Upstreams by service name, with keepalive
Reference backends by service name, never IP. Reuse connections with keepalive, which needs HTTP/1.1 and a cleared Connection header:
upstream backend {
server backend-service:8080;
keepalive 32;
}
server {
location / {
proxy_pass http://backend;
proxy_http_version 1.1;
proxy_set_header Connection "";
}
}
Structured JSON logs to stdout/stderr
Log JSON so an aggregator can parse it, and write to stdout/stderr so Docker's logging driver captures it. Never log to a file inside the container.
log_format json_log escape=json '{'
'"time":$msec,"method":"$request_method","status":$status,'
'"uri":"$request_uri","rt":$request_time,'
'"upstream":"$upstream_addr","cache":"$upstream_cache_status",'
'"client":"$remote_addr","xff":"$http_x_forwarded_for"'
'}';
access_log /dev/stdout json_log;
error_log /dev/stderr warn;
Health and status on separate, access-restricted ports
Keep health checks and metrics off the production port: different access control, no log noise, no interference with real traffic. Restrict to internal networks and turn off access logging.
server { # load balancer health check
listen 82;
allow 10.0.0.0/8; allow 172.16.0.0/12; allow 127.0.0.1; deny all;
location /health { access_log off; return 200 "OK"; }
}
server { # stub_status for Prometheus/Datadog
listen 81;
allow 10.0.0.0/8; allow 127.0.0.1; deny all;
location /nginx_status { stub_status on; }
}
A deep health check that proxies an upstream's own /health is worth a third port when a service's liveness depends on its backend being reachable.

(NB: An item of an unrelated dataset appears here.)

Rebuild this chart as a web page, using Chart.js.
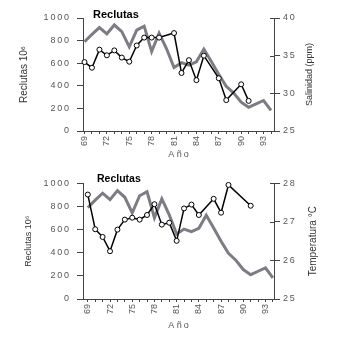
<!DOCTYPE html>
<html>
<head>
<meta charset="utf-8">
<script src="https://cdn.jsdelivr.net/npm/chart.js@4/dist/chart.umd.min.js"></script>
<style>
  body { margin: 0; background: #fff; }
  canvas { display: block; }
</style>
</head>
<body>
<canvas id="salinidad" width="337" height="170"></canvas>
<canvas id="temperatura" width="337" height="171"></canvas>
<script>
const years = [69, 70, 71, 72, 73, 74, 75, 76, 77, 78, 79, 80, 81, 82, 83, 84, 85, 86, 87, 88, 89, 90, 91, 92, 93, 94];
const reclutas = [790, 855, 915, 860, 938, 880, 745, 893, 928, 703, 866, 728, 562, 605, 582, 612, 725, 615, 500, 395, 335, 255, 210, 240, 270, 182];
const salinidad = [34.15, 33.4, 35.8, 35.05, 35.7, 34.75, 34.2, 36.35, 37.4, 37.4, 37.4, null, 38.0, 32.7, 34.4, 31.75, 35.0, null, 32.0, 29.1, null, 31.2, 29.0, null, null, null];
const temperatura = [27.71, 26.81, 26.61, 26.24, 26.8, 27.06, 27.11, 27.06, 27.18, 27.46, 26.93, 26.98, 26.51, 27.35, 27.45, 27.18, null, 27.6, 27.24, 27.96, null, null, 27.42, null, null, null];

const FONT = 'Arial, "Liberation Sans", sans-serif';
const INK = '#555';
const AXIS = '#444';

// digits on the axes are drawn a little apart
function spaced(v) { return String(v).split('').join('\u2009'); }

// heading, right axis title (reading upwards) and inner half of the right ticks
const extras = {
  id: 'extras',
  afterDraw(chart, args, opts) {
    const { ctx, chartArea, scales } = chart;
    ctx.save();
    ctx.strokeStyle = AXIS;
    ctx.lineWidth = 1;
    scales.y1.ticks.forEach(t => {
      const y = Math.round(scales.y1.getPixelForValue(t.value)) + 0.5;
      ctx.beginPath();
      ctx.moveTo(chartArea.right - 4, y);
      ctx.lineTo(chartArea.right, y);
      ctx.stroke();
    });

    ctx.fillStyle = '#000';
    ctx.font = 'bold ' + opts.titleSize + 'px ' + FONT;
    ctx.textBaseline = 'alphabetic';
    ctx.fillText(opts.title, chartArea.left + opts.titleX, chartArea.top + opts.titleY);

    ctx.fillStyle = '#333';
    ctx.font = opts.axisSize + 'px ' + FONT;
    ctx.translate(chart.width - opts.axisOffset, (chartArea.top + chartArea.bottom) / 2);
    ctx.rotate(-Math.PI / 2);
    ctx.textAlign = 'center';
    ctx.textBaseline = 'middle';
    ctx.fillText(opts.axisTitle, 0, 0);
    ctx.restore();
  }
};

function buildChart(id, o) {
  return new Chart(document.getElementById(id), {
    type: 'line',
    data: {
      labels: years,
      datasets: [{
        data: o.values.map((v, i) => ({ x: years[i], y: v })),
        yAxisID: 'y1',
        borderColor: '#000',
        borderWidth: 1.5,
        pointRadius: 2.5,
        pointBorderWidth: 1,
        pointBackgroundColor: '#fff',
        pointBorderColor: '#000',
        spanGaps: true,
        clip: false
      }, {
        data: reclutas.map((v, i) => ({ x: years[i], y: v })),
        yAxisID: 'y',
        borderColor: '#7c7c84',
        borderWidth: 3,
        pointRadius: 0,
        clip: false
      }]
    },
    options: {
      responsive: false,
      animation: false,
      devicePixelRatio: 1,
      layout: { padding: { top: o.top, left: 0, right: 0, bottom: 0 } },
      plugins: {
        legend: { display: false },
        tooltip: { enabled: false },
        extras: o.extras
      },
      scales: {
        x: {
          type: 'linear',
          min: o.xMin,
          max: o.xMax,
          afterFit: s => { s.height = o.xHeight; },
          border: { color: AXIS },
          grid: { drawOnChartArea: false, tickLength: 3, color: AXIS },
          ticks: {
            stepSize: 1,
            includeBounds: false,
            autoSkip: false,
            minRotation: 90,
            maxRotation: 90,
            padding: 2,
            color: INK,
            font: { family: FONT, size: 9 },
            callback: v => ((v - 69) % 3 === 0 ? String(v) : '')
          },
          title: {
            display: true,
            text: 'A ñ\u2009o',
            color: INK,
            font: { family: FONT, size: 9 },
            padding: { top: 0, bottom: 10 }
          }
        },
        y: {
          position: 'left',
          min: 0,
          max: 1000,
          afterFit: s => { s.width = 83; },
          border: { color: AXIS },
          grid: { drawOnChartArea: false, tickLength: 6, color: AXIS },
          ticks: {
            stepSize: 200,
            padding: 8,
            color: INK,
            font: { family: FONT, size: 9 },
            callback: v => spaced(v)
          },
          title: {
            display: true,
            text: 'Reclutas 10⁶',
            color: '#333',
            font: { family: FONT, size: o.leftSize },
            padding: { top: o.leftPad, bottom: 0 }
          }
        },
        y1: {
          position: 'right',
          min: o.yMin,
          max: o.yMax,
          afterFit: s => { s.width = 63; },
          border: { color: AXIS },
          grid: { drawOnChartArea: false, tickLength: 6, color: AXIS },
          ticks: {
            stepSize: o.yStep,
            padding: 3,
            color: INK,
            font: { family: FONT, size: 9 },
            callback: v => spaced(v)
          }
        }
      }
    },
    plugins: [extras]
  });
}

buildChart('salinidad', {
  values: salinidad,
  top: 18, xHeight: 39,
  xMin: 68.8, xMax: 94.4,
  yMin: 25, yMax: 40, yStep: 5,
  leftSize: 10, leftPad: 18,
  extras: { title: 'Reclutas', titleSize: 11, titleX: 10, titleY: 0,
            axisTitle: 'Salinidad (ppm)', axisSize: 9, axisOffset: 27 }
});

buildChart('temperatura', {
  values: temperatura,
  top: 10, xHeight: 42,
  xMin: 68.35, xMax: 94.15,
  yMin: 25, yMax: 28, yStep: 1,
  leftSize: 9, leftPad: 23,
  extras: { title: 'Reclutas', titleSize: 10.5, titleX: 14, titleY: -1,
            axisTitle: 'Temperatura °C', axisSize: 10, axisOffset: 24 }
});
</script>
</body>
</html>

Stream (TCP/UDP) blocks go OUTSIDE the http block
Proxying a non-HTTP protocol like MongoDB or a database uses the stream module, which is a top-level block, not inside http. Putting it inside http is a silent misconfiguration. HTTP services (an Elasticsearch REST proxy, say) stay inside http.
load_module modules/ngx_stream_module.so;
include /etc/nginx/mongo.conf; # stream { ... } OUTSIDE http
http {
include /etc/nginx/elasticsearch.conf; # HTTP proxy, INSIDE http
}
SSL and security headers
Modern protocols and ciphers, session cache, OCSP stapling. When certs come from Docker secrets they are mounted at /run/secrets/<name>:
ssl_certificate /run/secrets/server_pem;
ssl_certificate_key /run/secrets/server_key;
ssl_protocols TLSv1.2 TLSv1.3;
ssl_session_cache shared:SSL:60m;
ssl_stapling on; ssl_stapling_verify on;
Send security headers with always so they are present on error responses too, not just 2xx/3xx:
add_header X-Frame-Options "SAMEORIGIN" always;
add_header X-Content-Type-Options "nosniff" always;
add_header Strict-Transport-Security "max-age=31536000; includeSubDomains" always;
Always add a Content-Security-Policy, this is the one that gets skipped
CSP is the highest-value security header and the one almost always left out. The others harden edges; CSP is the primary defense against XSS and content injection, it tells the browser which sources are allowed to load scripts, styles, images, and frames, so an injected <script> from an attacker simply doesn't execute. A site without a CSP has no second line of defense once markup injection gets through. Add it by default, do not wait to be asked.
default-src 'self' alone is technically a CSP but it breaks most real apps (CDNs, inline styles, analytics) and lulls you into thinking you're covered, so set the directives explicitly:
add_header Content-Security-Policy "default-src 'self'; script-src 'self'; style-src 'self'; img-src 'self' data:; font-src 'self'; connect-src 'self'; object-src 'none'; base-uri 'self'; frame-ancestors 'self'" always;
Rules that matter:
- Avoid
'unsafe-inline' and 'unsafe-eval' in script-src. They re-open the XSS hole CSP exists to close. If you have inline scripts, use a per-request nonce or a hash, not a blanket unsafe allow.
object-src 'none' and base-uri 'self' are free wins that block plugin and base-tag injection. Set them every time.
frame-ancestors controls who can iframe you and supersedes X-Frame-Options, so put your clickjacking policy here.
- Roll out with report-only first. A too-strict CSP breaks the page silently. Ship
Content-Security-Policy-Report-Only to collect violations without enforcing, watch what trips, tighten, then promote to the enforcing header. The real policy is app-specific and is built by tuning, not guessed in one line.
Proxy caching for read-heavy upstreams
Cache GET/HEAD, and serve stale on upstream error or timeout so a backend hiccup doesn't reach users:
proxy_cache es_cache;
proxy_cache_methods GET HEAD;
proxy_cache_valid 200 1m;
proxy_cache_key $host$uri$args;
proxy_cache_use_stale updating error timeout http_500 http_502 http_503 http_504;
proxy_hide_header X-Powered-By;
add_header X-Proxy-Cache $upstream_cache_status;
Watch line endings in config files
NGINX config copied in with Windows CRLF line endings can fail to parse or behave oddly in a Linux container, which is why production NGINX images often run dos2unix on the configs at build time. If nginx -t reports something that makes no sense, check the line endings first, see the dev-pitfalls skill.
This skill is built to grow. Add a directive when a real production NGINX problem has a stable, defensible fix. ModSecurity/WAF setup (build as a dynamic module, load_module) is deep enough to deserve its own section when needed.